La divisione dei poteri si riduce ad una rete di complicità e spartizione di prebende tra gruppi mafiosi. Tutti questi giudici della Corte formano una casta esorbitatamente ben pagata, "affinché non vengano corrotti" ed in funzione della loro "alta investitura". A loro volta legati ad altri gruppi di potere in televisioni, università, classi politiche regionali, non è trascurabile che nella Suprema Corte di Giustizia della Nazione (SCJN) esista, già con una certa tradizione, un certo numero di ministri chiapanechi. Armando Valls e Margarita Luna Ramos, attuali membri della Corte, hanno chiari legami con la classe politica del loro stato. Come nel caso di Patishtán. Lo sdegno e l'arroganza della SCJN, trasmessi tali quali ai giudici di Tuxtla Gutiérrez, hanno permesso a giudici e magistrati di sprecare l'opportunità di procedere con decenza e sensibilità. Si può attribuire al razzismo, a calcoli politici di congiuntura in un momento vertiginoso di smantellamento della sovranità in nome degli affari dei veri soci, o a dettagli microscopici e retorici di tecnica giuridica (che hanno funzionato benissimo nella campagna umanitaria del CIDE per liberare i paramilitari di Acteal e chiudere il cerchio di criminalità di Stato in totale impunità).
Tuttavia, il caso di Patishtán implica un mistero particolare, forse così importante e delicato da renderne impensabile la liberazione. Chi lo arrestò nel 2000 credette che non valesse niente, che fosse eliminabile. Lui solo sta scontando una condanna per un crimine grave che necessariamente fu commesso da numerose persone: un'imboscata da professionisti contro dei poliziotti in un territorio fortemente militarizzato.
Salvo che per la tremenda corte, è provato che Patishtán non partecipò né ebbe niente a che fare. Ma siccome nessuno pagherà per quelle morti emblematiche (sette poliziotti), il sistema crede che reggerà la pressione sociale.

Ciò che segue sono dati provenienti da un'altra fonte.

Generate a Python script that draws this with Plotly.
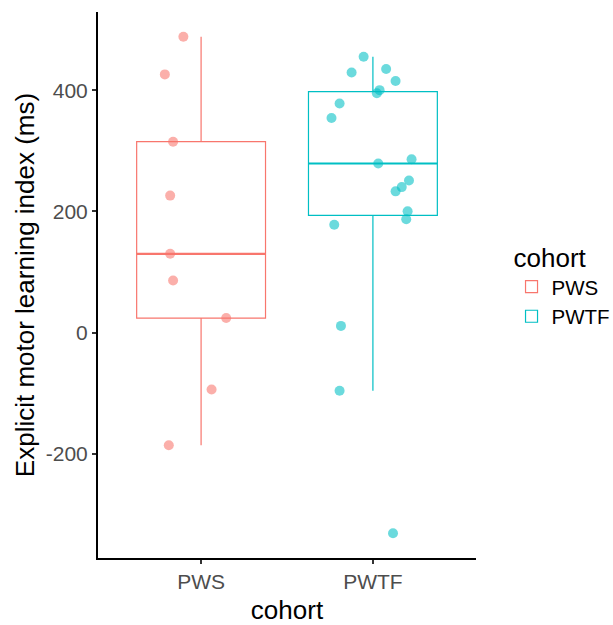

Governava il Chiapas il priista e genocida, come il suo capo Zedillo, Roberto Albores Guillén, ancora oggi parte attiva dei poteri che controllano il governo statale. Nel 2000 presiedeva la corte suprema dell'entità Noé Castañón León, chi fino a poco tempo fa è stato segretario di Governo (ed in un'epoca successiva di "esilio politico", per presunta corruzione, ministro della SCJN!). Questi politici ed i loro scagnozzi sono parte dello Stato realmente esistente nell'entità. Non bisognerebbe far partire le indagini dalle loro stanze?
Che cosa nascondono? Quale cloaca proteggono questi attori? L'ex prima dama Margarita Zavala de Calderón, "come avvocato", mostrò interesse, si suppone genuino, per la sua liberazione, ma non fece mai niente. Si dice che fu fermata da Genaro García Luna, il capo polizia agli ordini di suo marito. E che ordini. Il governatore attuale ed il suo predecessore si sono pronunciati per la libertà di Patishtán. A parole si può dire tutto, di modo che sembri che non dipende da loro. E nel codice di polizia, sette agenti imboscati non si coprono con indulto presidenziale.
La trama è scritta. A fronte degli appelli alla giustizia internazionale, lenta come tutte, il governo di Enrique Peña Nieto, il suo docile congresso ed i suoi partiti satelliti di scagnozzi e sgherri, e compagnia cantante, chiudono i lucchetti per proteggersi ed attenuare l'impatto di regolamenti e decisioni internazionali in materia di diritti umani e procedimenti penali. Di giustizia. Per indios.
Fino a prova contraria, dietro l'incarceramento di Patishtán potrebbe esserci un crimine di Stato.